= EXERCISE REQUIREMENTS =
Write out, exactly and only, the lines that run from the top of the records to the line with "import seaborn as sns". Include both ends; exclude pictures.

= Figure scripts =
════

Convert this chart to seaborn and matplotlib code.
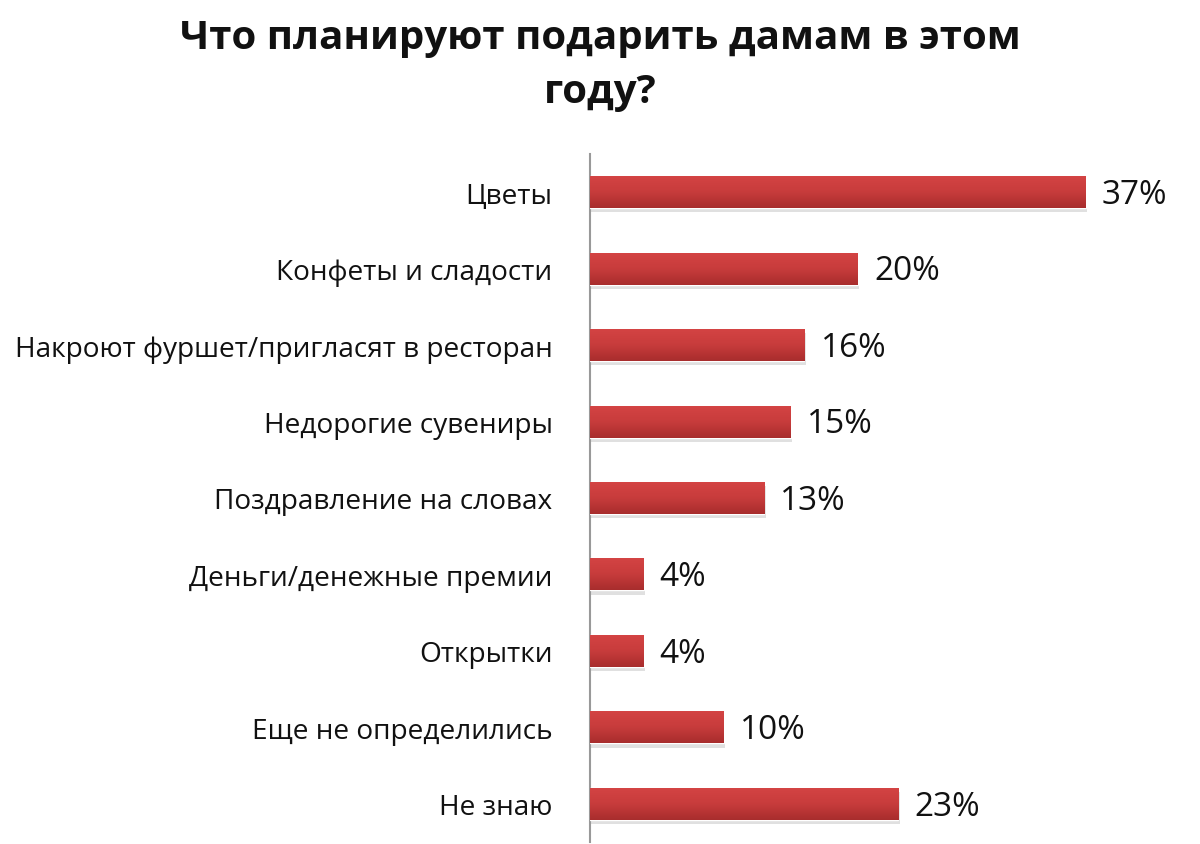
import numpy as np
import pandas as pd
import matplotlib
matplotlib.use("Agg")
import matplotlib.pyplot as plt
import matplotlib.patheffects as pe
from matplotlib.colors import LinearSegmentedColormap
import seaborn as sns

### data
categories = ["Цветы", "Конфеты и сладости", "Накроют фуршет/пригласят в ресторан",
              "Недорогие сувениры", "Поздравление на словах", "Деньги/денежные премии",
              "Открытки", "Еще не определились", "Не знаю"]
values = [37, 20, 16, 15, 13, 4, 4, 10, 23]
value_labels = ["37%", "20%", "16%", "15%", "13%", "4%", "4%", "10%", "23%"]
title = "Что планируют подарить дамам в этом\nгоду?"

df = pd.DataFrame({"cat": categories, "val": values})

sns.set_style("white")
plt.rcParams["font.family"] = ["Open Sans", "DejaVu Sans"]

fig = plt.figure(figsize=(12, 8.45), dpi=100)
ax = fig.add_axes([590 / 1200, 2 / 845, 603 / 1200, 688 / 845])

sns.barplot(data=df, y="cat", x="val", color="#c43a3a", width=0.42,
            orient="h", ax=ax, zorder=3)

### gradient fill + soft shadow on each bar
cmap = LinearSegmentedColormap.from_list("redgrad", ["#d44444", "#c83c3c", "#a82d2d"])
grad = np.linspace(0, 1, 64).reshape(-1, 1)
for p in ax.patches:
    x0, y0 = p.get_x(), p.get_y()
    w, h = p.get_width(), p.get_height()
    p.set_path_effects([pe.SimplePatchShadow(offset=(1, -3), shadow_rgbFace="#999999", alpha=0.3),
                        pe.Normal()])
    im = ax.imshow(grad, cmap=cmap, aspect="auto", extent=(x0, x0 + w, y0 + h, y0),
                   zorder=4, interpolation="bilinear")
    im.set_clip_path(p)

ax.set_xlim(0, 45)
ax.set_ylim(len(categories) - 0.5, -0.5)

for i, (v, lab) in enumerate(zip(values, value_labels)):
    ax.text(v + 1.2, i + 0.03, lab, va="center", ha="left", fontsize=24, color="#111111", zorder=5)

ax.set_xlabel("")
ax.set_ylabel("")
ax.set_xticks([])
ax.tick_params(axis="y", length=0, pad=27, labelsize=20.2, labelcolor="#111111")
for s in ["top", "right", "bottom"]:
    ax.spines[s].set_visible(False)
ax.spines["left"].set_color("#999999")
ax.spines["left"].set_linewidth(1.5)

fig.text(0.5, 0.977, title, ha="center", va="top", fontsize=29, fontweight="bold",
         color="#111111", linespacing=1.5)

fig.savefig("out.png", dpi=100, facecolor="white")
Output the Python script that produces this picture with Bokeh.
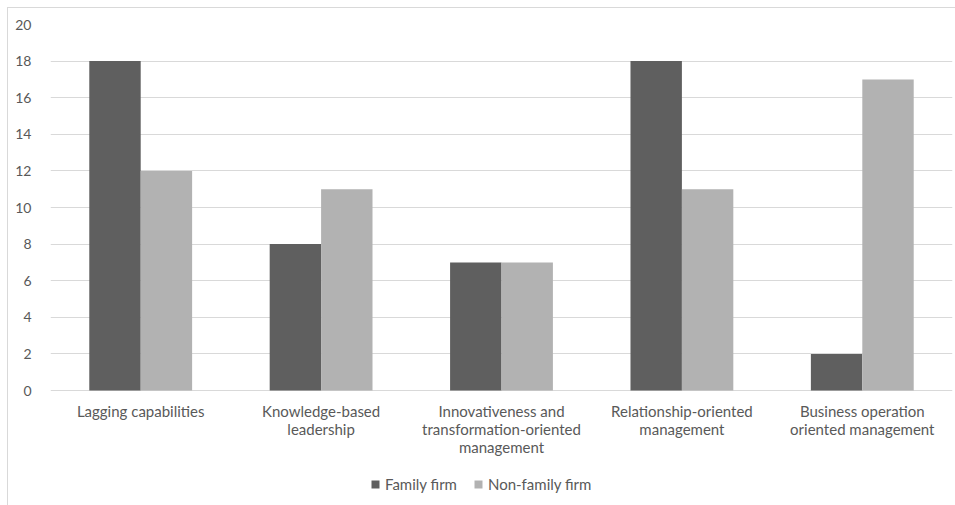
from bokeh.plotting import figure
from bokeh.models import ColumnDataSource, FactorRange, Legend, LegendItem, Range1d, FixedTicker
from bokeh.transform import dodge
from bokeh.embed import file_html
from bokeh.resources import INLINE

categories = [
    "Lagging capabilities",
    "Knowledge-based\nleadership",
    "Innovativeness and\ntransformation-oriented\nmanagement",
    "Relationship-oriented\nmanagement",
    "Business operation\noriented management",
]
family_firm = [18, 8, 7, 18, 2]
non_family_firm = [12, 11, 7, 11, 17]
baseline = [0, 0, 0, 0, 0]
y_ticks = [0, 2, 4, 6, 8, 10, 12, 14, 16, 18, 20]

FONT = "Lato"
TXT = "#595959"
GRID = "#d9d9d9"

# plot area: value axis 0..20 occupies 366 px of a 481 px frame;
# the rest below holds category labels and the legend
FRAME_H = 481
AXIS_H = 366
Y_MAX = 20
y_min = -Y_MAX * (FRAME_H - AXIS_H) / AXIS_H

src = ColumnDataSource(dict(cat=categories, fam=family_firm, non=non_family_firm, base=baseline))

p = figure(
    x_range=FactorRange(*categories, range_padding=0),
    y_range=Range1d(y_min, Y_MAX),
    frame_width=902, frame_height=FRAME_H,
    output_backend="svg", toolbar_location=None,
    min_border_left=42, min_border_right=3, min_border_top=16, min_border_bottom=0,
)
p.margin = (7, 0, 0, 7)
p.styles = {"border-left": "1px solid #d9d9d9", "border-top": "1px solid #d9d9d9"}
p.outline_line_color = None
p.background_fill_color = "white"
p.border_fill_color = "white"

r1 = p.vbar(x=dodge("cat", -0.1425, range=p.x_range), top="fam", width=0.285, source=src,
            fill_color="#5f5f5f", line_color=None)
r2 = p.vbar(x=dodge("cat", 0.1425, range=p.x_range), top="non", width=0.285, source=src,
            fill_color="#b2b2b2", line_color=None)

# category labels under the baseline
p.text(x="cat", y="base", text="cat", source=src, y_offset=11,
       text_align="center", text_baseline="top",
       text_font={"value": FONT}, text_font_size="15px", text_color=TXT,
       text_line_height=1.0)

p.yaxis.ticker = FixedTicker(ticks=y_ticks)
p.yaxis.axis_line_color = None
p.yaxis.major_tick_line_color = None
p.yaxis.minor_tick_line_color = None
p.yaxis.major_label_standoff = 13
p.yaxis.major_label_text_font = FONT
p.yaxis.major_label_text_font_size = "14px"
p.yaxis.major_label_text_color = TXT
p.xaxis.visible = False

p.xgrid.grid_line_color = None
p.ygrid.grid_line_color = GRID
p.ygrid.grid_line_width = 1

legend = Legend(
    items=[LegendItem(label="Family firm", renderers=[r1]),
           LegendItem(label="Non-family firm", renderers=[r2])],
    orientation="horizontal",
    location=(320, 12),
    border_line_color=None, background_fill_alpha=0,
    label_text_font=FONT, label_text_font_size="15px", label_text_color=TXT,
    glyph_width=10, glyph_height=10, label_standoff=5, spacing=16,
    padding=0, margin=0,
)
p.add_layout(legend, "center")

open("out.html", "w").write(file_html(p, INLINE))
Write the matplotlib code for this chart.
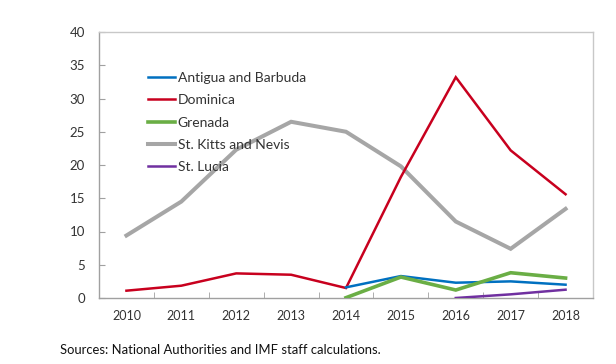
import matplotlib
matplotlib.use("Agg")
import matplotlib.pyplot as plt
import numpy as np

years = ["2010", "2011", "2012", "2013", "2014", "2015", "2016", "2017", "2018"]
antigua = [None, None, None, None, 1.6, 3.3, 2.3, 2.5, 2.0]
dominica = [1.1, 1.85, 3.7, 3.5, 1.5, 18.2, 33.2, 22.2, 15.6]
grenada = [None, None, None, None, 0.05, 3.15, 1.2, 3.8, 3.0]
stkitts = [9.4, 14.5, 22.3, 26.5, 25.0, 19.8, 11.5, 7.4, 13.4]
stlucia = [None, None, None, None, None, None, 0.0, 0.55, 1.25]
series_names = ["Antigua and Barbuda", "Dominica", "Grenada", "St. Kitts and Nevis", "St. Lucia"]
yticks = [0, 5, 10, 15, 20, 25, 30, 35, 40]
source = "Sources: National Authorities and IMF staff calculations."

plt.rcParams['font.family'] = ['Lato', 'DejaVu Sans']

fig = plt.figure(figsize=(6.16, 3.64), dpi=100)
ax = fig.add_axes([99/616, 1-298/364, (593-99)/616, (298-32)/364])

x = np.arange(len(years))
def arr(v):
    return np.array([np.nan if a is None else a for a in v], dtype=float)

colors = ["#0070C0", "#C8001E", "#6AAE45", "#A6A6A6", "#7030A0"]
widths = [1.8, 1.8, 2.6, 2.9, 1.8]
data = [antigua, dominica, grenada, stkitts, stlucia]
order = [3, 1, 0, 2, 4]
handles = {}
for i in order:
    h, = ax.plot(x, arr(data[i]), color=colors[i], lw=widths[i], label=series_names[i],
                 solid_joinstyle='miter', zorder=3 if i != 3 else 2)
    handles[i] = h

ax.set_xlim(-0.5, len(years) - 0.5)
ax.set_ylim(0, 40)
ax.set_yticks(yticks)
ax.set_xticks(x)
ax.set_xticklabels(years)
ax.set_xticks(np.arange(0.5, len(years) - 1, 1), minor=True)
ax.tick_params(axis='x', which='major', length=0, pad=9, labelsize=9, labelcolor='#333333')
ax.tick_params(axis='x', which='minor', direction='in', length=4, color='#A0A0A0')
ax.tick_params(axis='y', direction='in', length=4, color='#A0A0A0', pad=10, labelsize=9.5, labelcolor='#333333')

for s in ['left', 'bottom']:
    ax.spines[s].set_color('#A0A0A0')
for s in ['top', 'right']:
    ax.spines[s].set_color('#C8C8C8')
for s in ax.spines.values():
    s.set_linewidth(1.0)

leg = ax.legend([handles[i] for i in range(5)], series_names, loc='upper left',
                bbox_to_anchor=(148/616, 1-72/364), bbox_transform=fig.transFigure,
                frameon=False, fontsize=10, handlelength=1.94, handletextpad=0.2,
                labelspacing=0.74, borderpad=0, borderaxespad=0)
for t in leg.get_texts():
    t.set_color('#333333')

fig.text(60/616, 1-350/364, source, fontsize=9.4, color='#111111', va='center', ha='left')

fig.savefig("out.png", dpi=100)
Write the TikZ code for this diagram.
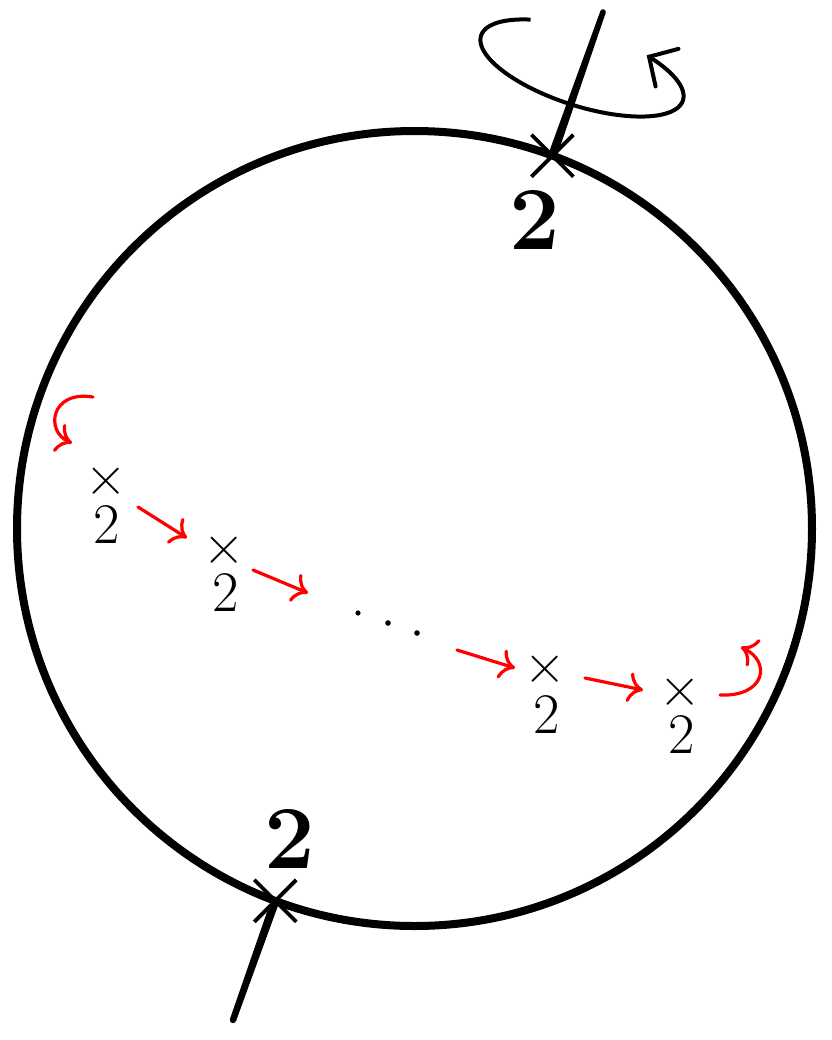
\documentclass[tikz,border=0pt]{standalone}
\usetikzlibrary{arrows.meta,calc}
\begin{document}
\begin{tikzpicture}[x=0.5pt,y=-0.5pt,
  sphere/.style={line width=4pt},
  crossmark/.style={line width=1.9pt},
  spinarrow/.style={line width=2pt, -{Straight Barb[length=10.5pt,width=22pt,line cap=round]}},
  bigtwo/.style={inner sep=0pt, font=\fontsize{45}{50}\selectfont\bfseries},
  smallmark/.style={inner sep=0pt, font=\fontsize{28.7}{30}\selectfont},
  redarrow/.style={red, line width=1.6pt, line cap=round, -{To[length=7.5pt,width=15pt]}},
]
\useasboundingbox (0,0) rectangle (831,1040);
% sphere
\coordinate (c) at (414.5,528.5);
\draw[sphere] (c) circle[radius=397.5];
% axis through the sphere (slightly tapered)
\coordinate (ptop) at ($(c)+(-69.7:397.5)$);
\coordinate (pbot) at ($(c)+(110.5:397.5)$);
\coordinate (ttop) at (603,12);
\coordinate (tbot) at (233,1020);
\fill ($(ptop)!2.2pt!90:(ttop)$) -- ($(ttop)!1.4pt!-90:(ptop)$) -- ($(ttop)!1.4pt!90:(ptop)$) -- ($(ptop)!2.2pt!-90:(ttop)$) -- cycle;
\fill (ttop) circle[radius=2.8];
\fill ($(pbot)!2.1pt!90:(tbot)$) -- ($(tbot)!1.6pt!-90:(pbot)$) -- ($(tbot)!1.6pt!90:(pbot)$) -- ($(pbot)!2.1pt!-90:(tbot)$) -- cycle;
\fill (tbot) circle[radius=3.2];
\draw[crossmark] ($(ptop)+(-21,-21)$) -- ($(ptop)+(21,21)$);
\draw[crossmark] ($(ptop)+(-21,21)$) -- ($(ptop)+(21,-21)$);
\draw[crossmark] ($(pbot)+(-21,-21)$) -- ($(pbot)+(21,21)$);
\draw[crossmark] ($(pbot)+(-21,21)$) -- ($(pbot)+(21,-21)$);
\node[bigtwo] (ttwo) at (535,220) {2};
\node[bigtwo] (btwo) at (290,839) {2};
% rotation arrow around the axis
\draw[spinarrow] plot[domain=0:290, samples=120, smooth]
  ({582 + 106*cos(233-\x)*cos(17.8) - 38*sin(233-\x)*sin(17.8)},
   {68 + 106*cos(233-\x)*sin(17.8) + 38*sin(233-\x)*cos(17.8)});
% small marked points
\node[smallmark] (m1x) at (106,482) {×};
\node[smallmark] (m1) at (107,525) {2};
\node[smallmark] (m2x) at (224,551) {×};
\node[smallmark] (m2) at (226,593) {2};
\node[smallmark] (m3x) at (545,670) {×};
\node[smallmark] (m3) at (547,715) {2};
\node[smallmark] (m4x) at (680,693) {×};
\node[smallmark] (m4) at (682,735) {2};
% dots
\fill (358,613) circle[radius=2.6];
\fill (388,623) circle[radius=2.8];
\fill (417,633) circle[radius=2.8];
% red arrows
\coordinate (a1s) at (138,507); \coordinate (a1e) at (187,538);
\coordinate (a2s) at (253,570); \coordinate (a2e) at (308,593);
\coordinate (a3s) at (457,650); \coordinate (a3e) at (515,668);
\coordinate (a4s) at (585,678); \coordinate (a4e) at (643,690);
\draw[redarrow] (a1s) -- (a1e);
\draw[redarrow] (a2s) -- (a2e);
\draw[redarrow] (a3s) -- (a3e);
\draw[redarrow] (a4s) -- (a4e);
\coordinate (h1s) at (93,397); \coordinate (h1e) at (72,443);
\coordinate (h2s) at (720,695); \coordinate (h2e) at (741,647);
\draw[redarrow] (h1s) .. controls (50,390) and (45,432) .. (h1e);
\draw[redarrow] (h2s) .. controls (765,697) and (772,662) .. (h2e);
\end{tikzpicture}
\end{document}
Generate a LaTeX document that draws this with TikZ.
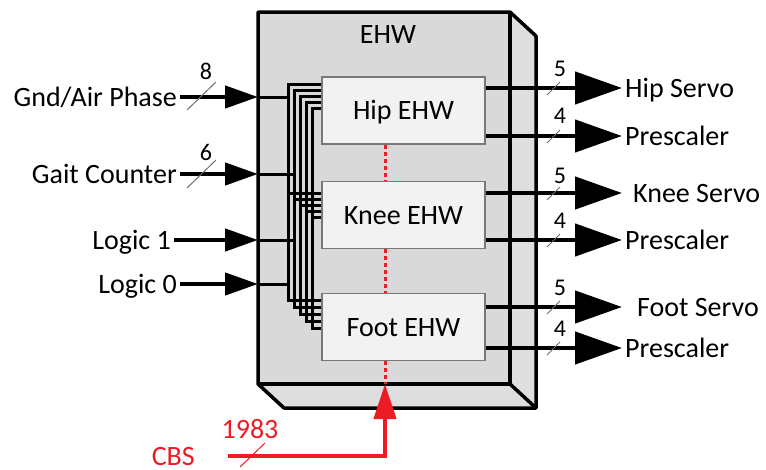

════

= IN RESPONSE =
Convert this chart to seaborn and matplotlib code.
import numpy as np
import pandas as pd
import matplotlib
matplotlib.use("Agg")
import matplotlib.pyplot as plt
import matplotlib.patheffects as pe
from matplotlib.colors import LinearSegmentedColormap
import seaborn as sns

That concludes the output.